Tricky Tests

2024-07-16

Throughout my experience writing and testing software, I've come across some situations that can be tricky to test. Some solutions to these situations are better than others.

Want to deal with input and output in the terminal?

Maybe you stub out your read-line function to return what input you want to simulate. You also stub out your print function and make sure it is called with the correct paramters.

Maybe you have some sort of data-stream abstraction that you use to read and write arbitrary data. Reading and writing from standard input would then simply be a special case of a data-stream.

Maybe you're low level and have access to the literal standard input stream, and so you don't even have to abstract. With some threading magic, you could read from standard input and then write to standard input in the same test.

Want to send and receive data over the wire?

Maybe you stub out your send-request function on the client side and just make sure that it is called with the correct parameters. On the server side, you directly test all the ways that your request-handler will be called and make sure the correct response is returned.

Maybe you have some sort of web-server abstraction such that you can create a fake server and have requests actually hit something on the fake server and have the client get a response back.

Maybe your tests literally spin up a server and have the client and server truly communicate with each other.

Analysis

The pattern with these solutions is that they get progressively closer to how the program will run in reality. I'll refer to the types of solutions as Stub, (Test) Doubles, and Integration testing respectively.

"Closeness to reality" has a great influence on how much you can trust your tests to fail when use-cases change (which is really the whole point of testing). Generally, the closer you are to reality, the more accurately your tests will fail with different use-cases.

Case Study

As a case study, let's look at Clojure pseudocode for the wire Stub solution:

; server-spec.clj
(it "crunches a number"
  (should= 2 (wire-crunch-data {:data 1})))

; server.clj
(defn wire-crunch-data [request]
  (inc (:data request)))

; client-spec.clj
(it "sends data to be crunched"
  (with-redefs [send-request (stub :send-request)]
    (client/request-crunched-data)
    (should-have-invoked :send-request {:with [{:data 1}]})))

; client.clj
(defn request-crunched-data []
  (send-request {:data 1}))

This solution accounts for every piece of code shown. What this doesn't account for is the actual communication between client and server.

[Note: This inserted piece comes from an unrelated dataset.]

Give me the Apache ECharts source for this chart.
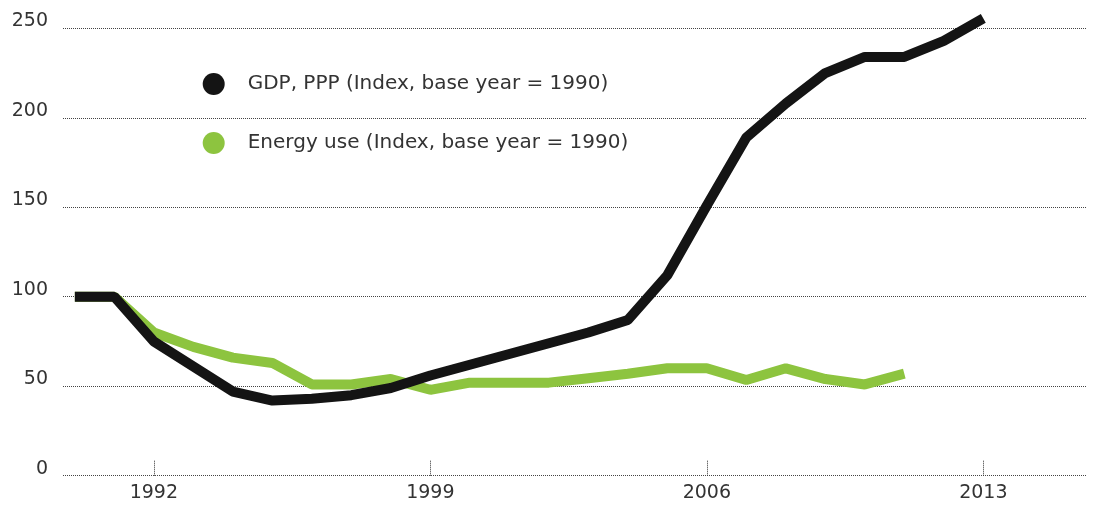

Imagine use-cases change and now we need to crunch a list instead of a single number. We might rewrite our server-side like so:

; server-spec.clj
(it "crunches multiple numbers"
  (should= [2 3] (wire-crunch-data {:data [1 2]})))

; server.clj
(defn wire-crunch-data [request]
  (map inc (:data request)))

Cool. So we're done. Except now our app is broken because the client-side is still sending a number instead of a list. We now have to also fix our client-side even though no tests are failing. Tests are only useful if they fail when functionality is broken. Now imagine this test was 10x more complex and there were 100x more instances of this test on the client side. Then it might be hard to figure out all of the places that tests are implicitly failing. This kind of solution causes low trust in tests which decreases the value of testing overall.

The Alternatives

Using the other two solutions (Double and Integration) are the alternatives to Stub and I argue that you should use both of them in this case.

Making Test Doubles could entail creating a Client abstraction (an interface) that implements request-crunched-data. In the tests, you use a fake implementation of Client like ClientSpy that doesn't actually send a request to the server and just saves the request to make sure the correct parameters were passed. Or the implementation could do some sort of calculation and return fake data. In production, you would of course use a real implementation. This is similar but better than Stubbing because it tests more real behavior. It obviously isn't testing the complete behavior, so this actually doesn't fully solve our implicitly failing tests problem. But architecturally, it does solve a more hidden problem of depending on concretions rather than on abstractions. By picking Test Doubles over Stubs, we've stumbled upon an objectively better architecture. We could substitute an HttpClient, Grpclient, CachingClient, LoggingClient, etc. The possibilities are endless and we only have to swap out the implementations. The usage stays the same.

Integration testing is where we end up actually solving our problem. This entails writing a test that just does whatever a user of that piece of code would do in production (except for possibly pointing the request at a local server instead of a live one). This way, you get real confirmation that functionality is broken. These kinds of tests can take time to run so you don't run them during every TDD loop. Instead, you run them at least before you push your code (or during, if you have a CI pipeline) and maybe more.

The Importance of Both

It may be tempting to just pick either Test Doubles or Integration testing, but it's important to understand why you need both. If you only use Test Doubles, you run into the same problem as Stubbing where you can have implicitly failing tests. If you only Integration test, you fall into lazy architecture habits that result in high coupling and therefore fragile code. TDD or even unit testing in general is also a lot harder since you depend on slow tests a lot more. Doing both is the only way to maintain clean code that is truly tested.